- Traditional Chinese: 四大天王
- Simplified Chinese: 四大天王
- Hanyu Pinyin: si da tian wang
- Jyutping: sei dai tin wong
- Directed by: Daniel Wu
- Written by: Daniel Wu
- Produced by: Conroy Chan Andrew Lin Daniel Wu Terence Yin Patrick Lee
- Starring: Daniel Wu Terence Yin Andrew Lin Conroy Chan
- Cinematography: Kim Chan Phat Chan
- Edited by: Kim Chan Phat Chan
- Music by: Jun Kung
- Distributed by: Golden Scene
- Release date: 20 April 2006;
- Running time: 86 minutes
- Country: Hong Kong
- Language: Cantonese

= The Heavenly Kings =

2006 Hong Kong film by Daniel Wu

The Heavenly Kings (四大天王) is a 2006 Hong Kong film directed by Daniel Wu.

==Background==
In 2005, Chinese media began to report that Daniel Wu had formed a boyband, Alive, with Terence Yin, Andrew Lin and Conroy Chan. Wu and his band mates posted information, updates, personal thoughts (including slamming Hong Kong Disneyland, for which they were spokespersons) and the band's music, at their official website. In 2006, Wu made his writing and directorial debut with The Heavenly Kings, which chronicles Alive's formation and exploits. After the film's release, however, it was revealed that The Heavenly Kings was actually a mockumentary of the Hong Kong pop music industry and Alive was constructed purely as a vehicle to make the movie; the film's characters represented only 10-15% of their real-life counterparts and much of the footage blurred the line between fiction and reality.

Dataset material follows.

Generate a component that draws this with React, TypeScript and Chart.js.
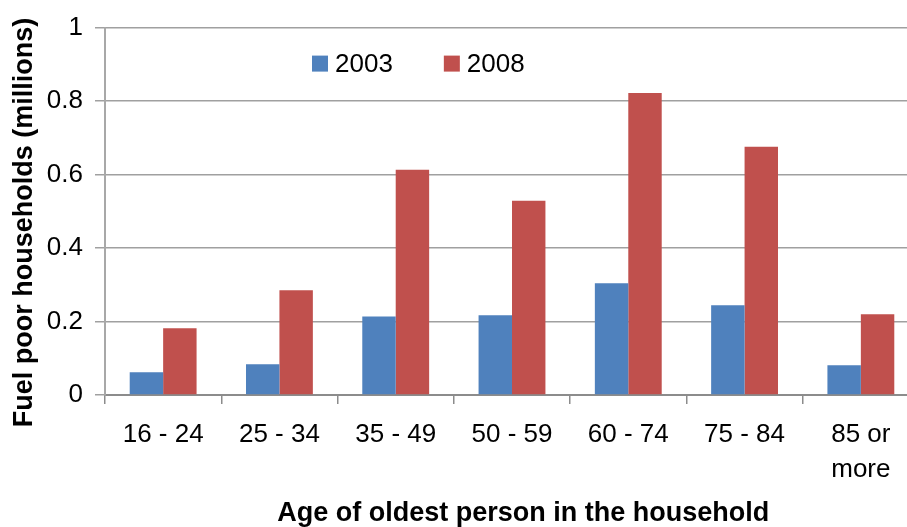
import React, { useEffect, useRef } from "react";
import { Chart, registerables } from "chart.js";

Chart.register(...registerables);

const categories: (string | string[])[] = [
  "16 - 24",
  "25 - 34",
  "35 - 49",
  "50 - 59",
  "60 - 74",
  "75 - 84",
  ["85 or", "more"],
];
const series2003 = [0.062, 0.084, 0.214, 0.217, 0.304, 0.244, 0.081];
const series2008 = [0.182, 0.285, 0.613, 0.529, 0.822, 0.676, 0.22];
const seriesLabels = ["2003", "2008"];
const seriesColors = ["#4F81BD", "#C0504D"];
const yTickValues = [0, 0.2, 0.4, 0.6, 0.8, 1];
const yTitle = "Fuel poor households (millions)";
const xTitle = "Age of oldest person in the household";

const FONT = "'Liberation Sans', Arial, sans-serif";

const insideLegend = {
  id: "insideLegend",
  afterDraw(chart: any) {
    const { ctx, chartArea } = chart;
    const box = 16;
    const size = 26;
    ctx.save();
    ctx.font = `${size}px ${FONT}`;
    ctx.textBaseline = "middle";
    ctx.textAlign = "left";
    let x = chartArea.left + 207;
    const cy = chartArea.top + 36;
    chart.data.datasets.forEach((ds: any) => {
      ctx.fillStyle = ds.backgroundColor;
      ctx.fillRect(x, cy - box / 2, box, box);
      ctx.fillStyle = "#000";
      ctx.fillText(ds.label, x + box + 7, cy + 1);
      x += box + 7 + ctx.measureText(ds.label).width + 51;
    });
    ctx.restore();
  },
};

export default function App() {
  const ref = useRef<HTMLCanvasElement | null>(null);
  useEffect(() => {
    if (!ref.current) return;
    const chart = new Chart(ref.current, {
      type: "bar",
      data: {
        labels: categories as any,
        datasets: [
          {
            label: seriesLabels[0],
            data: series2003,
            backgroundColor: seriesColors[0],
            categoryPercentage: 0.575,
            barPercentage: 1,
          },
          {
            label: seriesLabels[1],
            data: series2008,
            backgroundColor: seriesColors[1],
            categoryPercentage: 0.575,
            barPercentage: 1,
          },
        ],
      },
      options: {
        animation: false,
        responsive: false,
        devicePixelRatio: 1,
        layout: { padding: { top: 26, right: 6, left: 0, bottom: 0 } },
        plugins: {
          legend: { display: false },
          tooltip: { enabled: false },
        },
        scales: {
          x: {
            offset: true,
            grid: {
              display: true,
              offset: true,
              drawOnChartArea: false,
              drawTicks: true,
              tickLength: 9,
              color: "#8c8c8c",
              lineWidth: 1.5,
            },
            border: { display: true, color: "#8c8c8c", width: 2 },
            ticks: {
              color: "#000",
              font: { family: FONT, size: 26, lineHeight: 1.35 },
              padding: 13,
              maxRotation: 0,
              autoSkip: false,
            },
            title: {
              display: true,
              text: "   " + xTitle,
              color: "#000",
              font: { family: FONT, size: 27, weight: "bold", lineHeight: 1.0 },
              padding: { top: 0, bottom: 0 },
            },
            afterFit: (s: any) => {
              s.height = 132;
            },
          },
          y: {
            min: 0,
            max: 1,
            afterBuildTicks: (s: any) => {
              s.ticks = yTickValues.map((v) => ({ value: v }));
            },
            grid: {
              color: "#a0a0a0",
              lineWidth: 1.5,
              tickLength: 10,
            },
            border: { display: true, color: "#a8a8a8", width: 2 },
            ticks: {
              color: "#000",
              font: { family: FONT, size: 26 },
              padding: 12,
              callback: (v: any) => String(v),
            },
            title: {
              display: true,
              text: yTitle + "   ",
              color: "#000",
              font: { family: FONT, size: 27, weight: "bold" },
              padding: { top: 8, bottom: 0 },
            },
            afterFit: (s: any) => {
              s.width = 105;
            },
          },
        },
      },
      plugins: [insideLegend],
    } as any);
    return () => chart.destroy();
  }, []);
  return (
    <div
      style={{
        position: "fixed",
        left: 0,
        top: 0,
        width: 907,
        height: 527,
        overflow: "hidden",
        background: "#fff",
      }}
    >
      <canvas ref={ref} width={925} height={527} style={{ display: "block" }} />
    </div>
  );
}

Wu admitted his own singing voice "sucked really bad," and the band had their voices digitally enhanced for its music, to prove that "it's easy to fake it."

==Cast and roles==
- Conroy Chan Chi-Chung - Himself
- Jackie Chan - Cameo (uncredited)
- Jaycee Chan - Cameo
- Jacky Cheung - Cameo
- Stephen Fung - Cameo
- Josie Ho - Cameo (uncredited)
- Tony Ho
- Ella Koon - Cameo (uncredited)
- Jo Kuk - Kei Kei (as Jo Koo)
- Andrew Lin - Himself
- Candy Lo - Cameo
- Karen Mok - Cameo
- Jason Tobin - Sandy
- Nicholas Tse - Cameo
- Paul Wong - Cameo
- Daniel Wu - Himself
- Miriam Yeung - Cameo
- Terence Yin - Himself

==Reception==
Despite some backlash from the media over being intentionally fed false information in the movie about illegal downloads of the band's music, Wu won the best new director award for the film at the 26th Hong Kong Film Awards, an achievement he called "a group effort." The film has also been nominated for Best Original Film Song at the same Awards ceremony: Composer: Davy Chan; Lyricist: Li Jin Yi and Singer: Alive.